━━━ Information supplied
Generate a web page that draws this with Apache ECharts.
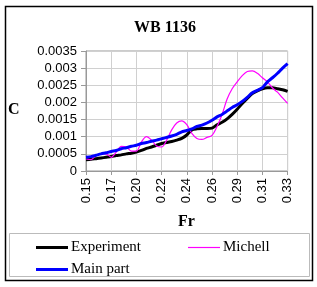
<!DOCTYPE html>
<html><head><meta charset="utf-8">
<script src="https://cdn.jsdelivr.net/npm/echarts@6/dist/echarts.min.js"></script>
<style>html,body{margin:0;padding:0;background:#fff}#c{width:317px;height:287px}</style>
</head><body><div id="c"></div>
<script>
const frValues = [0.15,0.1545,0.159,0.1635,0.168,0.1725,0.177,0.1815,0.186,0.1905,0.195,0.1995,0.204,0.2085,0.213,0.2175,0.222,0.2265,0.231,0.2355,0.24,0.2445,0.249,0.2535,0.258,0.2625,0.267,0.2715,0.276,0.2805,0.285,0.2895,0.294,0.2985,0.303,0.3075,0.312,0.3165,0.321,0.3255,0.33];
const xTickLabels = ['0.15','0.17','0.20','0.22','0.24','0.26','0.29','0.31','0.33'];
const experiment = [0.00033,0.00034,0.00036,0.00038,0.0004,0.00042,0.00045,0.00047,0.0005,0.00052,0.00055,0.0006,0.00066,0.0007,0.00075,0.0008,0.00083,0.00086,0.0009,0.00095,0.00105,0.0012,0.00123,0.00124,0.00124,0.00125,0.00135,0.00142,0.00152,0.00165,0.0018,0.00197,0.00212,0.00226,0.00234,0.0024,0.00243,0.00243,0.0024,0.00237,0.00232];
const michell = [0.00035,0.00033,0.00045,0.0005,0.0005,0.0004,0.00055,0.00072,0.0007,0.00058,0.00058,0.00085,0.001,0.0009,0.00073,0.0007,0.0009,0.0012,0.0014,0.00146,0.00135,0.0011,0.00095,0.00092,0.00098,0.00104,0.0013,0.00165,0.0021,0.0024,0.0026,0.00278,0.0029,0.00292,0.00285,0.00272,0.0026,0.00242,0.0023,0.00213,0.00197];
const mainPart = [0.0004,0.00042,0.00046,0.0005,0.00053,0.00057,0.0006,0.00065,0.00068,0.00072,0.00075,0.0008,0.00083,0.00087,0.0009,0.00094,0.00098,0.00102,0.00107,0.00114,0.00118,0.00123,0.0013,0.00134,0.0014,0.00148,0.00158,0.00165,0.00175,0.00185,0.00193,0.00203,0.00215,0.00228,0.00235,0.00243,0.0026,0.00272,0.00285,0.003,0.00313];

const serif = '"Liberation Serif","Times New Roman",serif';
const sans = '"Liberation Sans",Arial,sans-serif';
const legendText = {fontFamily:serif,fontSize:15,color:'#000',padding:[0,0,0,-2]};
const chart = echarts.init(document.getElementById('c'), null, {renderer:'canvas'});
chart.setOption({
  animation:false,
  backgroundColor:'#fff',
  title:{text:'WB 1136',left:160,top:15,textAlign:'center',textStyle:{fontFamily:serif,fontWeight:'bold',fontSize:16,color:'#000'}},
  grid:{left:86,top:51,width:201.6,height:120,show:true,borderColor:'#999',borderWidth:1},
  xAxis:{type:'category',boundaryGap:false,data:frValues,
    axisLine:{lineStyle:{color:'#999'}},
    axisTick:{interval:4,length:4,lineStyle:{color:'#999'}},
    axisLabel:{interval:0,rotate:90,margin:7,fontFamily:sans,fontSize:13,color:'#000',
      formatter:(v,i)=> i%5===0 ? xTickLabels[i/5] : ''},
    splitLine:{show:true,interval:4,lineStyle:{color:'#d0d0d0'}}},
  yAxis:{type:'value',min:0,max:0.0035,interval:0.0005,
    axisLine:{show:true,lineStyle:{color:'#999'}},
    axisTick:{show:true,length:5,lineStyle:{color:'#999'}},
    axisLabel:{margin:9,fontFamily:sans,fontSize:13,color:'#000',formatter:v=>String(parseFloat(v.toFixed(4)))},
    splitLine:{lineStyle:{color:'#d0d0d0'}}},
  legend:[
    {data:['Experiment'],icon:'rect',left:31,top:235,itemWidth:32,itemHeight:3,textStyle:legendText},
    {data:['Michell'],icon:'rect',left:183,top:235,itemWidth:32,itemHeight:1.2,textStyle:legendText},
    {data:['Main part'],icon:'rect',left:31,top:257,itemWidth:32,itemHeight:3,textStyle:legendText}
  ],
  series:[
    {name:'Experiment',type:'line',data:experiment,symbol:'none',smooth:0.25,lineStyle:{color:'#000',width:3},itemStyle:{color:'#000'},z:2},
    {name:'Michell',type:'line',data:michell,symbol:'none',smooth:0.3,lineStyle:{color:'#ff00ff',width:1.2},itemStyle:{color:'#ff00ff'},z:3},
    {name:'Main part',type:'line',data:mainPart,symbol:'none',smooth:0.25,lineStyle:{color:'#0000ff',width:3},itemStyle:{color:'#0000ff'},z:4}
  ],
  graphic:[
    {type:'rect',shape:{x:5.5,y:6.5,width:307,height:274},style:{fill:'none',stroke:'#000',lineWidth:1.5},silent:true,z:-1},
    {type:'rect',shape:{x:9.5,y:233.5,width:300,height:43},style:{fill:'none',stroke:'#bbb',lineWidth:1},silent:true,z:-1},
    {type:'text',left:8,top:102,style:{text:'C',font:'bold 16px '+serif,fill:'#000'}},
    {type:'text',left:178,top:214,style:{text:'Fr',font:'bold 16px '+serif,fill:'#000'}}
  ]
});
</script></body></html>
━━━━━━
Exercise task:
Retype the data above exactly; pictures are not part of the copy.

Expected answer:
Generate a web page that draws this with Apache ECharts.
<!DOCTYPE html>
<html><head><meta charset="utf-8">
<script src="https://cdn.jsdelivr.net/npm/echarts@6/dist/echarts.min.js"></script>
<style>html,body{margin:0;padding:0;background:#fff}#c{width:317px;height:287px}</style>
</head><body><div id="c"></div>
<script>
const frValues = [0.15,0.1545,0.159,0.1635,0.168,0.1725,0.177,0.1815,0.186,0.1905,0.195,0.1995,0.204,0.2085,0.213,0.2175,0.222,0.2265,0.231,0.2355,0.24,0.2445,0.249,0.2535,0.258,0.2625,0.267,0.2715,0.276,0.2805,0.285,0.2895,0.294,0.2985,0.303,0.3075,0.312,0.3165,0.321,0.3255,0.33];
const xTickLabels = ['0.15','0.17','0.20','0.22','0.24','0.26','0.29','0.31','0.33'];
const experiment = [0.00033,0.00034,0.00036,0.00038,0.0004,0.00042,0.00045,0.00047,0.0005,0.00052,0.00055,0.0006,0.00066,0.0007,0.00075,0.0008,0.00083,0.00086,0.0009,0.00095,0.00105,0.0012,0.00123,0.00124,0.00124,0.00125,0.00135,0.00142,0.00152,0.00165,0.0018,0.00197,0.00212,0.00226,0.00234,0.0024,0.00243,0.00243,0.0024,0.00237,0.00232];
const michell = [0.00035,0.00033,0.00045,0.0005,0.0005,0.0004,0.00055,0.00072,0.0007,0.00058,0.00058,0.00085,0.001,0.0009,0.00073,0.0007,0.0009,0.0012,0.0014,0.00146,0.00135,0.0011,0.00095,0.00092,0.00098,0.00104,0.0013,0.00165,0.0021,0.0024,0.0026,0.00278,0.0029,0.00292,0.00285,0.00272,0.0026,0.00242,0.0023,0.00213,0.00197];
const mainPart = [0.0004,0.00042,0.00046,0.0005,0.00053,0.00057,0.0006,0.00065,0.00068,0.00072,0.00075,0.0008,0.00083,0.00087,0.0009,0.00094,0.00098,0.00102,0.00107,0.00114,0.00118,0.00123,0.0013,0.00134,0.0014,0.00148,0.00158,0.00165,0.00175,0.00185,0.00193,0.00203,0.00215,0.00228,0.00235,0.00243,0.0026,0.00272,0.00285,0.003,0.00313];

const serif = '"Liberation Serif","Times New Roman",serif';
const sans = '"Liberation Sans",Arial,sans-serif';
const legendText = {fontFamily:serif,fontSize:15,color:'#000',padding:[0,0,0,-2]};
const chart = echarts.init(document.getElementById('c'), null, {renderer:'canvas'});
chart.setOption({
  animation:false,
  backgroundColor:'#fff',
  title:{text:'WB 1136',left:160,top:15,textAlign:'center',textStyle:{fontFamily:serif,fontWeight:'bold',fontSize:16,color:'#000'}},
  grid:{left:86,top:51,width:201.6,height:120,show:true,borderColor:'#999',borderWidth:1},
  xAxis:{type:'category',boundaryGap:false,data:frValues,
    axisLine:{lineStyle:{color:'#999'}},
    axisTick:{interval:4,length:4,lineStyle:{color:'#999'}},
    axisLabel:{interval:0,rotate:90,margin:7,fontFamily:sans,fontSize:13,color:'#000',
      formatter:(v,i)=> i%5===0 ? xTickLabels[i/5] : ''},
    splitLine:{show:true,interval:4,lineStyle:{color:'#d0d0d0'}}},
  yAxis:{type:'value',min:0,max:0.0035,interval:0.0005,
    axisLine:{show:true,lineStyle:{color:'#999'}},
    axisTick:{show:true,length:5,lineStyle:{color:'#999'}},
    axisLabel:{margin:9,fontFamily:sans,fontSize:13,color:'#000',formatter:v=>String(parseFloat(v.toFixed(4)))},
    splitLine:{lineStyle:{color:'#d0d0d0'}}},
  legend:[
    {data:['Experiment'],icon:'rect',left:31,top:235,itemWidth:32,itemHeight:3,textStyle:legendText},
    {data:['Michell'],icon:'rect',left:183,top:235,itemWidth:32,itemHeight:1.2,textStyle:legendText},
    {data:['Main part'],icon:'rect',left:31,top:257,itemWidth:32,itemHeight:3,textStyle:legendText}
  ],
  series:[
    {name:'Experiment',type:'line',data:experiment,symbol:'none',smooth:0.25,lineStyle:{color:'#000',width:3},itemStyle:{color:'#000'},z:2},
    {name:'Michell',type:'line',data:michell,symbol:'none',smooth:0.3,lineStyle:{color:'#ff00ff',width:1.2},itemStyle:{color:'#ff00ff'},z:3},
    {name:'Main part',type:'line',data:mainPart,symbol:'none',smooth:0.25,lineStyle:{color:'#0000ff',width:3},itemStyle:{color:'#0000ff'},z:4}
  ],
  graphic:[
    {type:'rect',shape:{x:5.5,y:6.5,width:307,height:274},style:{fill:'none',stroke:'#000',lineWidth:1.5},silent:true,z:-1},
    {type:'rect',shape:{x:9.5,y:233.5,width:300,height:43},style:{fill:'none',stroke:'#bbb',lineWidth:1},silent:true,z:-1},
    {type:'text',left:8,top:102,style:{text:'C',font:'bold 16px '+serif,fill:'#000'}},
    {type:'text',left:178,top:214,style:{text:'Fr',font:'bold 16px '+serif,fill:'#000'}}
  ]
});
</script></body></html>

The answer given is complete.